Africa ExPress
Riyad, 14 Marzo 2022
Neanche il tempo di chiudere la prima edizione del World Defense Show, ufficialmente concluso mercoledì 9 marzo e organizzato a Riyad dal Regno dell’Arabia Saudita che giovedì mattina presto (10 marzo) l’antiaerea saudita ha intercettato un drone lanciato dalle milizie huthi da un porto civile del governatorato di Hodeidah, diretto verso la parte meridionale della città saudita di Jizan.
Le schegge del drone distrutto sulla città di Jizan sono cadute su aree civili, ma non hanno causato danni e/o vittime.
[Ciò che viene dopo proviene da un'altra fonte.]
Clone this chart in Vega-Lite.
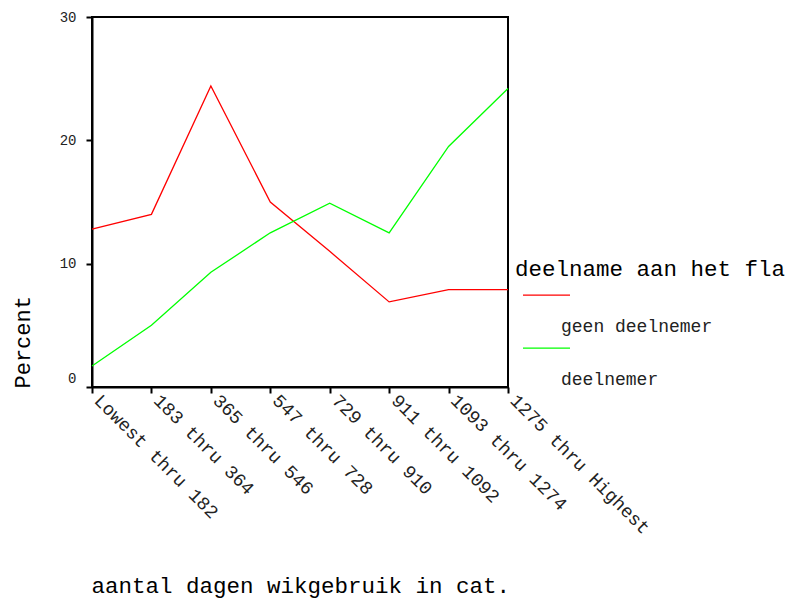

Il 21 febbraio scorso Jizan era già stata l’obiettivo di un altro attacco huthi. Un’altro drone carico di esplosivo era stato lanciato sull’aeroporto di Re Abdullah bin Abdulaziz, facendo 16 feriti.
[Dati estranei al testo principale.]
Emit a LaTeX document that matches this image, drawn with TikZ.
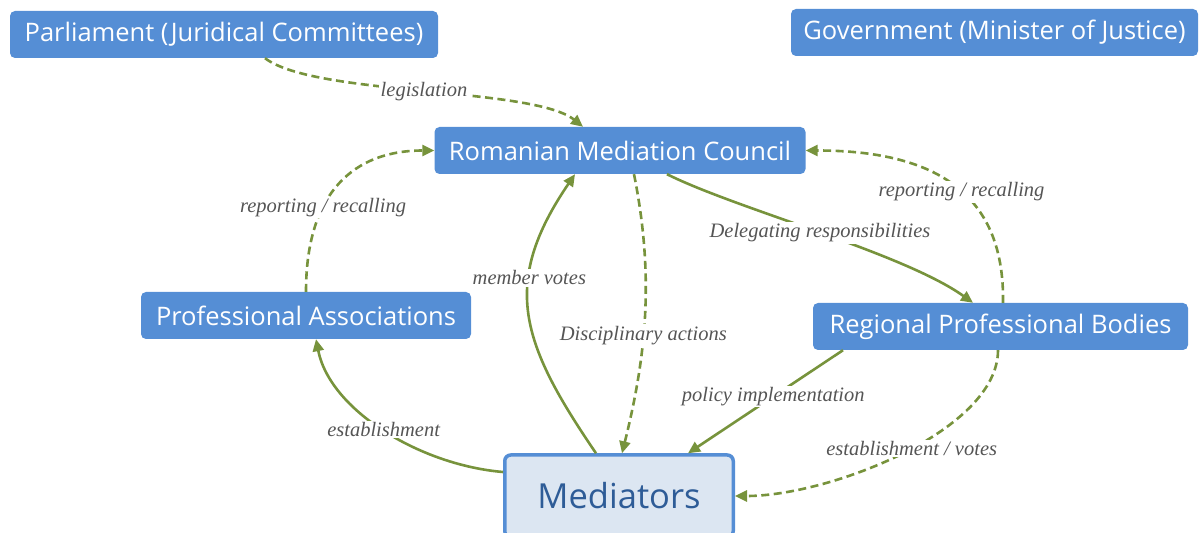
\documentclass[tikz,border=0pt]{standalone}
\usepackage{fontspec}
\setmainfont{Open Sans}
\newfontfamily\lblfont{Liberation Serif}
\usetikzlibrary{arrows.meta}
\definecolor{boxblue}{HTML}{558ED5}
\definecolor{medfill}{HTML}{DCE6F2}
\definecolor{medtext}{HTML}{2E5C97}
\definecolor{edgegreen}{HTML}{77933C}
\definecolor{lblgray}{HTML}{555555}
\begin{document}
\begin{tikzpicture}[x=1pt,y=1pt,
  box/.style={fill=boxblue, text=white, rounded corners=5pt, inner sep=0pt,
    minimum height=47pt, font=\fontsize{25.5}{28}\selectfont},
  medbox/.style={fill=medfill, draw=boxblue, line width=3.5pt, text=medtext,
    rounded corners=6pt, inner sep=0pt, font=\fontsize{34.5}{38}\selectfont},
  conn/.style={draw=edgegreen, line width=2.6pt,
    -{Triangle[length=12pt,width=11pt]}, edgegreen},
  dconn/.style={conn, dash pattern=on 8pt off 4.5pt},
  lbl/.style={fill=white, inner sep=1.5pt, text=lblgray,
    font=\lblfont\itshape\fontsize{20.5}{23}\selectfont}]
\useasboundingbox (0,0) rectangle (1203,533);

\node[box, minimum width=428pt] (par) at (224,498.5) {Parliament (Juridical Committees)};
\node[box, minimum width=407pt] (gov) at (994.5,500.5) {Government (Minister of Justice)};
\node[box, minimum width=371pt] (rmc) at (620,382.5) {Romanian Mediation Council};
\node[box, minimum width=330pt] (pa) at (306,217.5) {Professional Associations};
\node[box, minimum width=375pt] (rpb) at (1000.5,206.5) {Regional Professional Bodies};
\node[medbox, minimum width=228.5pt, minimum height=82pt] (med) at (619,37) {Mediators};

% legislation
\draw[dconn] ([xshift=41pt]par.south) .. controls +(50,-38) and +(-50,40) .. ([xshift=-37pt]rmc.north)
  node[lbl, pos=0.5] {legislation};
% reporting / recalling (left)
\draw[dconn] (pa.north) .. controls +(0,100) and +(-80,0) .. (rmc.west)
  node[lbl, pos=0.35] {reporting / recalling};
% member votes
\draw[conn] ([xshift=-23pt]med.north) .. controls +(-75,110) and +(-75,-110) .. ([xshift=-45pt]rmc.south)
  node[lbl, pos=0.64] {member votes};
% disciplinary actions
\draw[dconn] ([xshift=14pt]rmc.south) .. controls +(20,-100) and +(25,100) .. ([xshift=3pt]med.north)
  node[lbl, pos=0.58] {Disciplinary actions};
% delegating responsibilities
\draw[conn] ([xshift=47pt]rmc.south) .. controls +(70,-35) and +(-70,50) .. ([xshift=-27.5pt]rpb.north)
  node[lbl, pos=0.5] {Delegating responsibilities};
% reporting / recalling (right)
\draw[dconn] ([xshift=2.5pt]rpb.north) .. controls +(2,113) and +(124.5,0) .. (rmc.east)
  node[lbl, pos=0.45] {reporting / recalling};
% establishment
\draw[conn] ([yshift=24pt]med.west) .. controls +(-83,7) and +(14,-71) .. ([xshift=10pt]pa.south)
  node[lbl, pos=0.5] {establishment};
% policy implementation
\draw[conn] ([xshift=-157.5pt]rpb.south) -- ([xshift=69pt]med.north)
  node[lbl, pos=0.45] {policy implementation};
% establishment / votes
\draw[dconn] ([xshift=-2.5pt]rpb.south) .. controls +(0,-80) and +(95,0) .. (med.east)
  node[lbl, pos=0.47] {establishment / votes};
\end{tikzpicture}
\end{document}
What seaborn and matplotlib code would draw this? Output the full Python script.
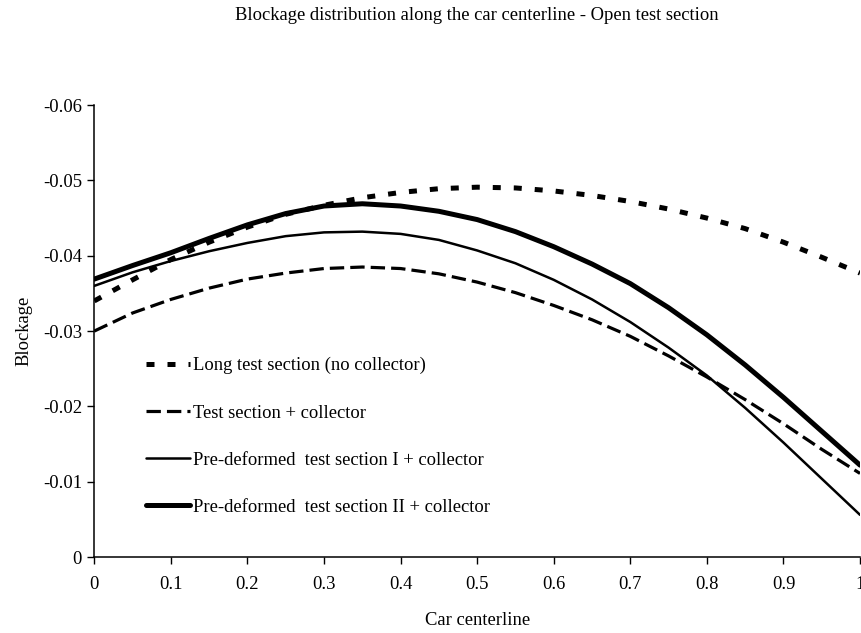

Dopo gli aeroporti ora le milizie yemenite ribelli prendono di mira gli impianti petrolchimici. E la scelta in un momento così delicato con la guerra tra Russia e Ucraina non è del tutto casuale.
Anche gli insediamenti petroliferi sauditi sono in prima linea per fronteggiare l’attuale crisi energetica internazionale provocata dal conflitto che ha investito l’Europa. Si può anche fare a meno del caviale del Caspio e della Vodka, ma non dell’oro nero.
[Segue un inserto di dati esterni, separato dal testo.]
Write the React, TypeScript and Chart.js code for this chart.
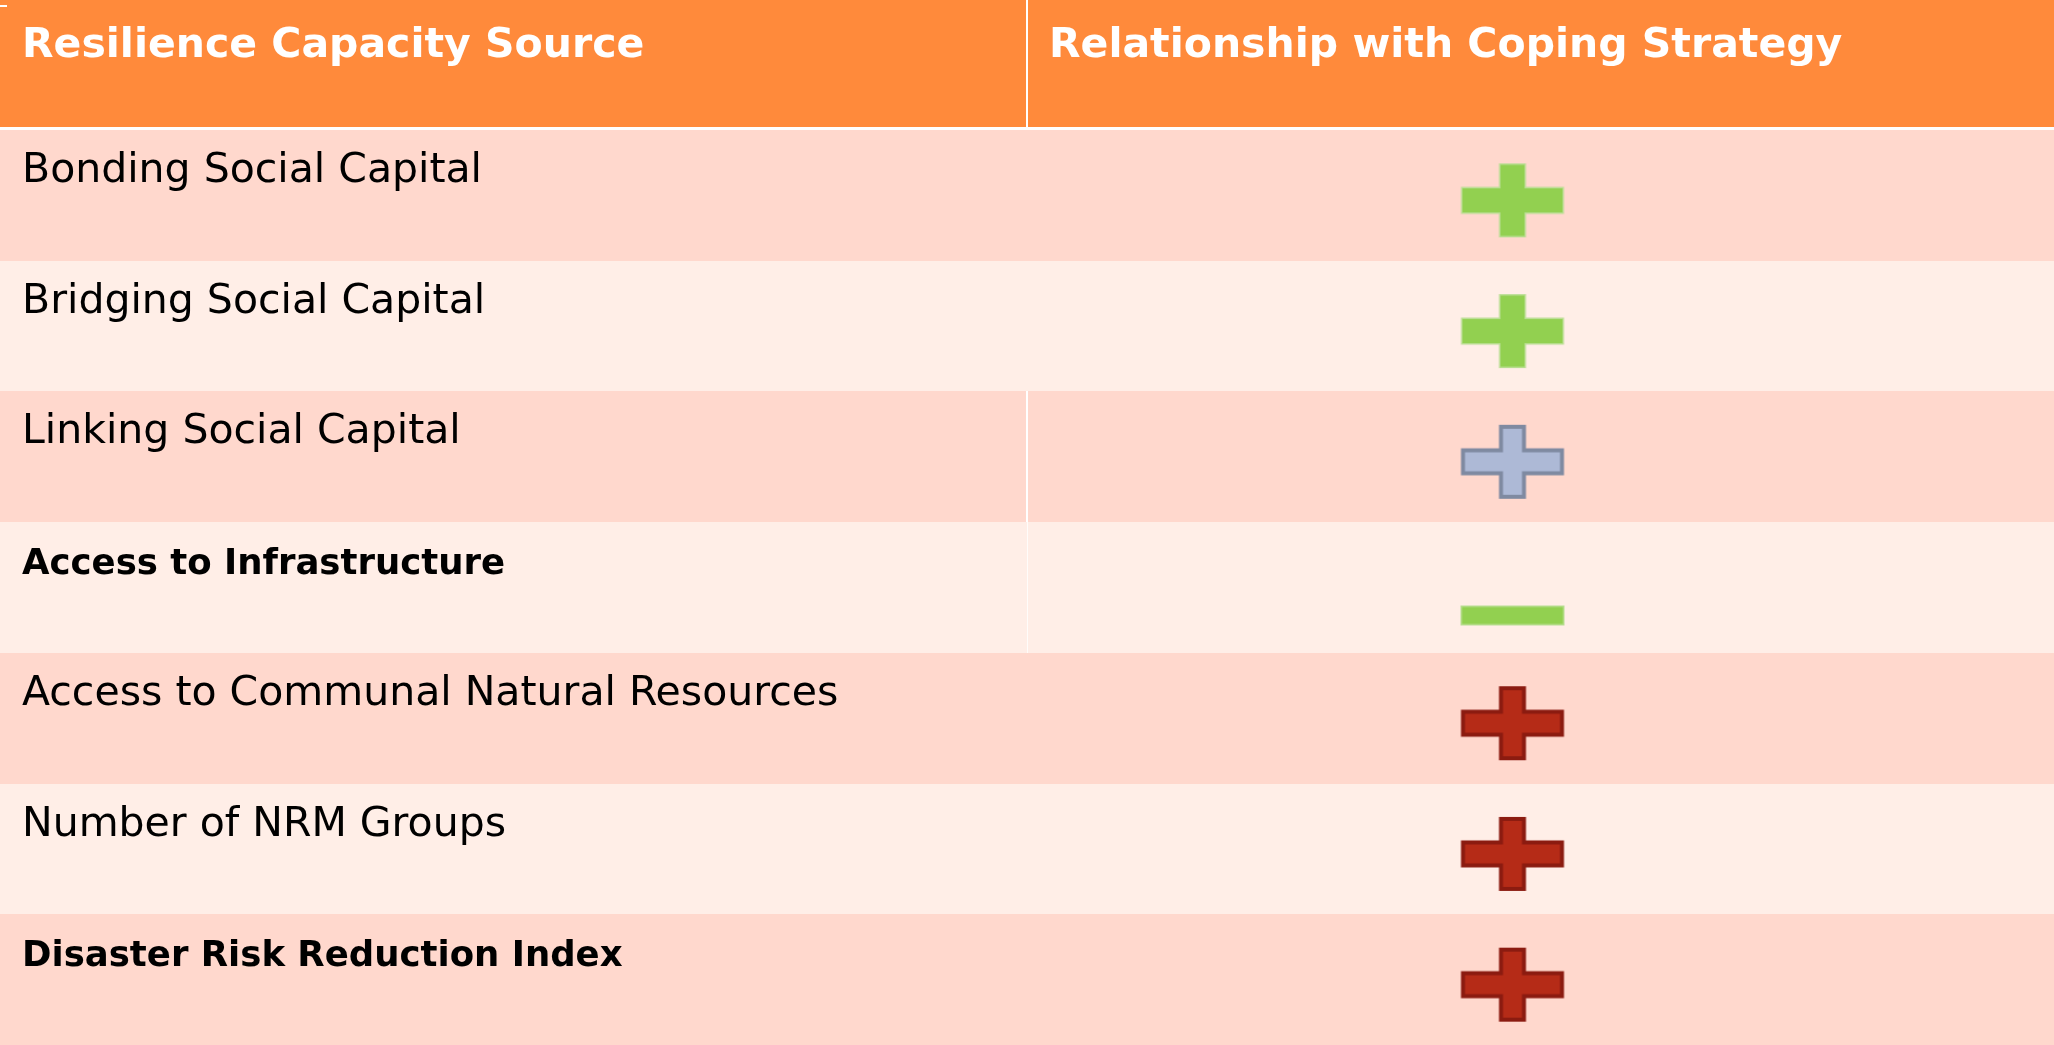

Non per niente la Royal Saudi Naval Forces (della Base Navale King Abdulaziz di Jubail) e l’ esercito saudita sempre più di frequente effettuano manovre ed esercitazioni per proteggere siti industriali strategici e gli stabilimenti di Saudi Aramco, la più grande società quotata al mondo (67.000 dipendenti), controllata dalla famiglia reale saudita del principe ereditario Mohammed Bin Salman e attualmente valutata qualcosa come 2 trilioni di dollari.
L’11 marzo un’altro drone huthi ha centrato una raffineria della Saudi Aramco vicino Riyadh provocando un vasto incendio, ma per fortuna senza nessuna vittima e/o feriti, come ha riferito dall’agenzia di stampa saudita SPA).